_DIRECTIONS_: Each line of the listing must be transcribed exactly, except for the images, which should be excluded.

_PROVIDED MATERIAL_:

[Start]

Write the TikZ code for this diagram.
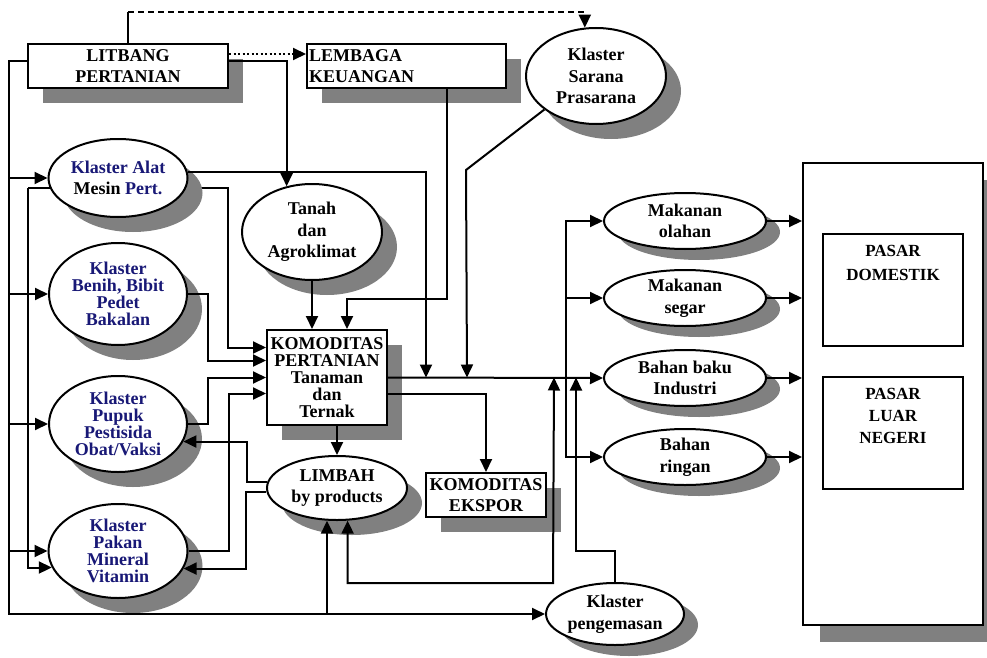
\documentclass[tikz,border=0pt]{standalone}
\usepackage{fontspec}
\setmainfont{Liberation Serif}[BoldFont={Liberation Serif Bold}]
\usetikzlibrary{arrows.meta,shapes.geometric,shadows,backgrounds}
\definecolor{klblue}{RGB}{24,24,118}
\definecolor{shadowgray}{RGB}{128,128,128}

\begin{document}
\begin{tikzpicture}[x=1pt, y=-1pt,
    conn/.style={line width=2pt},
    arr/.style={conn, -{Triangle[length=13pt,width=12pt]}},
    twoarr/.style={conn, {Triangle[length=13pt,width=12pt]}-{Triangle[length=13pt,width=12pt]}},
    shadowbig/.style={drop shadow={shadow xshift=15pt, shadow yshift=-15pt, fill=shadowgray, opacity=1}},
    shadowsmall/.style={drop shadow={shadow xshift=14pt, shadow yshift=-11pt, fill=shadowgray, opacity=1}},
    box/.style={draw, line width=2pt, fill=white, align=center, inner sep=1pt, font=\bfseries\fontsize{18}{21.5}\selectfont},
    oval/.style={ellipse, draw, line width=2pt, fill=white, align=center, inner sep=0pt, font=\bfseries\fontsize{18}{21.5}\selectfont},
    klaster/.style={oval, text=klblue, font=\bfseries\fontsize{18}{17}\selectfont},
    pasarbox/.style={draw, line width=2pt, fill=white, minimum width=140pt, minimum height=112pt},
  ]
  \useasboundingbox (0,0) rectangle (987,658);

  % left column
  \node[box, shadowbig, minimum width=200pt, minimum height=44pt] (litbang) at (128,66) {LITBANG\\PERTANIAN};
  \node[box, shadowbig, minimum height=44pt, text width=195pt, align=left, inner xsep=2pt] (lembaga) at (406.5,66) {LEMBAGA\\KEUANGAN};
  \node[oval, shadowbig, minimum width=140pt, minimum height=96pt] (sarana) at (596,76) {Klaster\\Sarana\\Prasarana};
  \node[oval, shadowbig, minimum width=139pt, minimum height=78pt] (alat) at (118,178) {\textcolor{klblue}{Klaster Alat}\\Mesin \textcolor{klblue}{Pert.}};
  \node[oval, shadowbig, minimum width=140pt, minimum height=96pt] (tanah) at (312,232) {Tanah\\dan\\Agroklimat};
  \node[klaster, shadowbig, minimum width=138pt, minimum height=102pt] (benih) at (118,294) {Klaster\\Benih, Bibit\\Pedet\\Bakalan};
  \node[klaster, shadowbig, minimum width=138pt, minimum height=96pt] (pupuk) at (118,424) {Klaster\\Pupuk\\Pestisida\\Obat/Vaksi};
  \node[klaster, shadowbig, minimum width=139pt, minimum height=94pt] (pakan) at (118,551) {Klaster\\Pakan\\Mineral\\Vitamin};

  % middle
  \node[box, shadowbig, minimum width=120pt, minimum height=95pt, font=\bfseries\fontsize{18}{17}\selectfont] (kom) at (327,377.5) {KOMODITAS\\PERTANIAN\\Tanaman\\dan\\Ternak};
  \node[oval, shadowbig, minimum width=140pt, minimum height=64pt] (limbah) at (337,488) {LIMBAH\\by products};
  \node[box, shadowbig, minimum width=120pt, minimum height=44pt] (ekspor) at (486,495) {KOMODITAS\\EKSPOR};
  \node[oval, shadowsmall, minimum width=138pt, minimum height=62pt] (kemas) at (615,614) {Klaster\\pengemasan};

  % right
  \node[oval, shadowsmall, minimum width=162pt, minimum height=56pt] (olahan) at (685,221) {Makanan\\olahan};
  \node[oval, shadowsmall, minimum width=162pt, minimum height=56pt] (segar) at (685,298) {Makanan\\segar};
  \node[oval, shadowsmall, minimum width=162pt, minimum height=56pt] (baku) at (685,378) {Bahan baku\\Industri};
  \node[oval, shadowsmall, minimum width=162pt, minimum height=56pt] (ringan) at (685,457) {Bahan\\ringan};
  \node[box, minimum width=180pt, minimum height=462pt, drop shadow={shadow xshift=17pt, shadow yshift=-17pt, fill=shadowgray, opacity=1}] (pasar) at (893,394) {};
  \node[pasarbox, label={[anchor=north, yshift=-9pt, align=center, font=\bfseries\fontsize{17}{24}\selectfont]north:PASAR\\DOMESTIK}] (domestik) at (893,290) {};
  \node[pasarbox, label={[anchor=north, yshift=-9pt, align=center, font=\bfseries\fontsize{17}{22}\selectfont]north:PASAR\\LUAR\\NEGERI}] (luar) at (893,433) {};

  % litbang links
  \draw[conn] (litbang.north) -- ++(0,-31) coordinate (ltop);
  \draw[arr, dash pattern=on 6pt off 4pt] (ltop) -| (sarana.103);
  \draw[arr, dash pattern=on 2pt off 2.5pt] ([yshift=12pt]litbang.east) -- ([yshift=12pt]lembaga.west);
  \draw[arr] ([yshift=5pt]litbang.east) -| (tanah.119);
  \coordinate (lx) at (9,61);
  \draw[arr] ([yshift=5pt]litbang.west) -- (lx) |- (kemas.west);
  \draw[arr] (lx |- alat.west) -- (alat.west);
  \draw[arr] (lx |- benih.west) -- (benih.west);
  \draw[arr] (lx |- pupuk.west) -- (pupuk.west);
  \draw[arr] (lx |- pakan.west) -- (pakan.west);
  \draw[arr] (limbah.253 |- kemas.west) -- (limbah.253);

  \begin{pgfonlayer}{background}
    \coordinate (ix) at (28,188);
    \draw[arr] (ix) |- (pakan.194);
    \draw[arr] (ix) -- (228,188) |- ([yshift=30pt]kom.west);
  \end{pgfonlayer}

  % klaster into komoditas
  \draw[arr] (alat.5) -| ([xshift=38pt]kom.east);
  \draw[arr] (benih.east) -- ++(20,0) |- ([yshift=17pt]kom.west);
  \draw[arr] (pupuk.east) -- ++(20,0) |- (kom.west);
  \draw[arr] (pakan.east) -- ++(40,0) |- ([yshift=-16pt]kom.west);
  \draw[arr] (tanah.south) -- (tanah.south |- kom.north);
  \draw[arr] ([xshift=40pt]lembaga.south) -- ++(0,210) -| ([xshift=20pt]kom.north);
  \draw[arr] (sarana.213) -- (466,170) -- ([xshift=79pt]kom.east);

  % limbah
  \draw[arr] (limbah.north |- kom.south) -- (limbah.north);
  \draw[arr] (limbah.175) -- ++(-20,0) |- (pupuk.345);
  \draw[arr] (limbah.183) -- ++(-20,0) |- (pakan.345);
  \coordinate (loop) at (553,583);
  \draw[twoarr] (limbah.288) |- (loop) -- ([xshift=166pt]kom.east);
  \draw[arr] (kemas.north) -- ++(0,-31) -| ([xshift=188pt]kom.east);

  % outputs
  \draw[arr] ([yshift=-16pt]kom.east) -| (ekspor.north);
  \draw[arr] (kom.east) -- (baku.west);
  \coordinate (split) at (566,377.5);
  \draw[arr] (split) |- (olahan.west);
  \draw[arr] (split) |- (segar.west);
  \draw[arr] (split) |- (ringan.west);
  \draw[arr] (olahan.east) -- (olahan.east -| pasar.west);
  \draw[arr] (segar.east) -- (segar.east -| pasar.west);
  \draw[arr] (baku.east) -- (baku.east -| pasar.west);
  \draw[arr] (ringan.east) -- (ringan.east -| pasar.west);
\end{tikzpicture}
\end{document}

[End]

_CORRECT OUTPUT_:
Write the TikZ code for this diagram.
\documentclass[tikz,border=0pt]{standalone}
\usepackage{fontspec}
\setmainfont{Liberation Serif}[BoldFont={Liberation Serif Bold}]
\usetikzlibrary{arrows.meta,shapes.geometric,shadows,backgrounds}
\definecolor{klblue}{RGB}{24,24,118}
\definecolor{shadowgray}{RGB}{128,128,128}

\begin{document}
\begin{tikzpicture}[x=1pt, y=-1pt,
    conn/.style={line width=2pt},
    arr/.style={conn, -{Triangle[length=13pt,width=12pt]}},
    twoarr/.style={conn, {Triangle[length=13pt,width=12pt]}-{Triangle[length=13pt,width=12pt]}},
    shadowbig/.style={drop shadow={shadow xshift=15pt, shadow yshift=-15pt, fill=shadowgray, opacity=1}},
    shadowsmall/.style={drop shadow={shadow xshift=14pt, shadow yshift=-11pt, fill=shadowgray, opacity=1}},
    box/.style={draw, line width=2pt, fill=white, align=center, inner sep=1pt, font=\bfseries\fontsize{18}{21.5}\selectfont},
    oval/.style={ellipse, draw, line width=2pt, fill=white, align=center, inner sep=0pt, font=\bfseries\fontsize{18}{21.5}\selectfont},
    klaster/.style={oval, text=klblue, font=\bfseries\fontsize{18}{17}\selectfont},
    pasarbox/.style={draw, line width=2pt, fill=white, minimum width=140pt, minimum height=112pt},
  ]
  \useasboundingbox (0,0) rectangle (987,658);

  % left column
  \node[box, shadowbig, minimum width=200pt, minimum height=44pt] (litbang) at (128,66) {LITBANG\\PERTANIAN};
  \node[box, shadowbig, minimum height=44pt, text width=195pt, align=left, inner xsep=2pt] (lembaga) at (406.5,66) {LEMBAGA\\KEUANGAN};
  \node[oval, shadowbig, minimum width=140pt, minimum height=96pt] (sarana) at (596,76) {Klaster\\Sarana\\Prasarana};
  \node[oval, shadowbig, minimum width=139pt, minimum height=78pt] (alat) at (118,178) {\textcolor{klblue}{Klaster Alat}\\Mesin \textcolor{klblue}{Pert.}};
  \node[oval, shadowbig, minimum width=140pt, minimum height=96pt] (tanah) at (312,232) {Tanah\\dan\\Agroklimat};
  \node[klaster, shadowbig, minimum width=138pt, minimum height=102pt] (benih) at (118,294) {Klaster\\Benih, Bibit\\Pedet\\Bakalan};
  \node[klaster, shadowbig, minimum width=138pt, minimum height=96pt] (pupuk) at (118,424) {Klaster\\Pupuk\\Pestisida\\Obat/Vaksi};
  \node[klaster, shadowbig, minimum width=139pt, minimum height=94pt] (pakan) at (118,551) {Klaster\\Pakan\\Mineral\\Vitamin};

  % middle
  \node[box, shadowbig, minimum width=120pt, minimum height=95pt, font=\bfseries\fontsize{18}{17}\selectfont] (kom) at (327,377.5) {KOMODITAS\\PERTANIAN\\Tanaman\\dan\\Ternak};
  \node[oval, shadowbig, minimum width=140pt, minimum height=64pt] (limbah) at (337,488) {LIMBAH\\by products};
  \node[box, shadowbig, minimum width=120pt, minimum height=44pt] (ekspor) at (486,495) {KOMODITAS\\EKSPOR};
  \node[oval, shadowsmall, minimum width=138pt, minimum height=62pt] (kemas) at (615,614) {Klaster\\pengemasan};

  % right
  \node[oval, shadowsmall, minimum width=162pt, minimum height=56pt] (olahan) at (685,221) {Makanan\\olahan};
  \node[oval, shadowsmall, minimum width=162pt, minimum height=56pt] (segar) at (685,298) {Makanan\\segar};
  \node[oval, shadowsmall, minimum width=162pt, minimum height=56pt] (baku) at (685,378) {Bahan baku\\Industri};
  \node[oval, shadowsmall, minimum width=162pt, minimum height=56pt] (ringan) at (685,457) {Bahan\\ringan};
  \node[box, minimum width=180pt, minimum height=462pt, drop shadow={shadow xshift=17pt, shadow yshift=-17pt, fill=shadowgray, opacity=1}] (pasar) at (893,394) {};
  \node[pasarbox, label={[anchor=north, yshift=-9pt, align=center, font=\bfseries\fontsize{17}{24}\selectfont]north:PASAR\\DOMESTIK}] (domestik) at (893,290) {};
  \node[pasarbox, label={[anchor=north, yshift=-9pt, align=center, font=\bfseries\fontsize{17}{22}\selectfont]north:PASAR\\LUAR\\NEGERI}] (luar) at (893,433) {};

  % litbang links
  \draw[conn] (litbang.north) -- ++(0,-31) coordinate (ltop);
  \draw[arr, dash pattern=on 6pt off 4pt] (ltop) -| (sarana.103);
  \draw[arr, dash pattern=on 2pt off 2.5pt] ([yshift=12pt]litbang.east) -- ([yshift=12pt]lembaga.west);
  \draw[arr] ([yshift=5pt]litbang.east) -| (tanah.119);
  \coordinate (lx) at (9,61);
  \draw[arr] ([yshift=5pt]litbang.west) -- (lx) |- (kemas.west);
  \draw[arr] (lx |- alat.west) -- (alat.west);
  \draw[arr] (lx |- benih.west) -- (benih.west);
  \draw[arr] (lx |- pupuk.west) -- (pupuk.west);
  \draw[arr] (lx |- pakan.west) -- (pakan.west);
  \draw[arr] (limbah.253 |- kemas.west) -- (limbah.253);

  \begin{pgfonlayer}{background}
    \coordinate (ix) at (28,188);
    \draw[arr] (ix) |- (pakan.194);
    \draw[arr] (ix) -- (228,188) |- ([yshift=30pt]kom.west);
  \end{pgfonlayer}

  % klaster into komoditas
  \draw[arr] (alat.5) -| ([xshift=38pt]kom.east);
  \draw[arr] (benih.east) -- ++(20,0) |- ([yshift=17pt]kom.west);
  \draw[arr] (pupuk.east) -- ++(20,0) |- (kom.west);
  \draw[arr] (pakan.east) -- ++(40,0) |- ([yshift=-16pt]kom.west);
  \draw[arr] (tanah.south) -- (tanah.south |- kom.north);
  \draw[arr] ([xshift=40pt]lembaga.south) -- ++(0,210) -| ([xshift=20pt]kom.north);
  \draw[arr] (sarana.213) -- (466,170) -- ([xshift=79pt]kom.east);

  % limbah
  \draw[arr] (limbah.north |- kom.south) -- (limbah.north);
  \draw[arr] (limbah.175) -- ++(-20,0) |- (pupuk.345);
  \draw[arr] (limbah.183) -- ++(-20,0) |- (pakan.345);
  \coordinate (loop) at (553,583);
  \draw[twoarr] (limbah.288) |- (loop) -- ([xshift=166pt]kom.east);
  \draw[arr] (kemas.north) -- ++(0,-31) -| ([xshift=188pt]kom.east);

  % outputs
  \draw[arr] ([yshift=-16pt]kom.east) -| (ekspor.north);
  \draw[arr] (kom.east) -- (baku.west);
  \coordinate (split) at (566,377.5);
  \draw[arr] (split) |- (olahan.west);
  \draw[arr] (split) |- (segar.west);
  \draw[arr] (split) |- (ringan.west);
  \draw[arr] (olahan.east) -- (olahan.east -| pasar.west);
  \draw[arr] (segar.east) -- (segar.east -| pasar.west);
  \draw[arr] (baku.east) -- (baku.east -| pasar.west);
  \draw[arr] (ringan.east) -- (ringan.east -| pasar.west);
\end{tikzpicture}
\end{document}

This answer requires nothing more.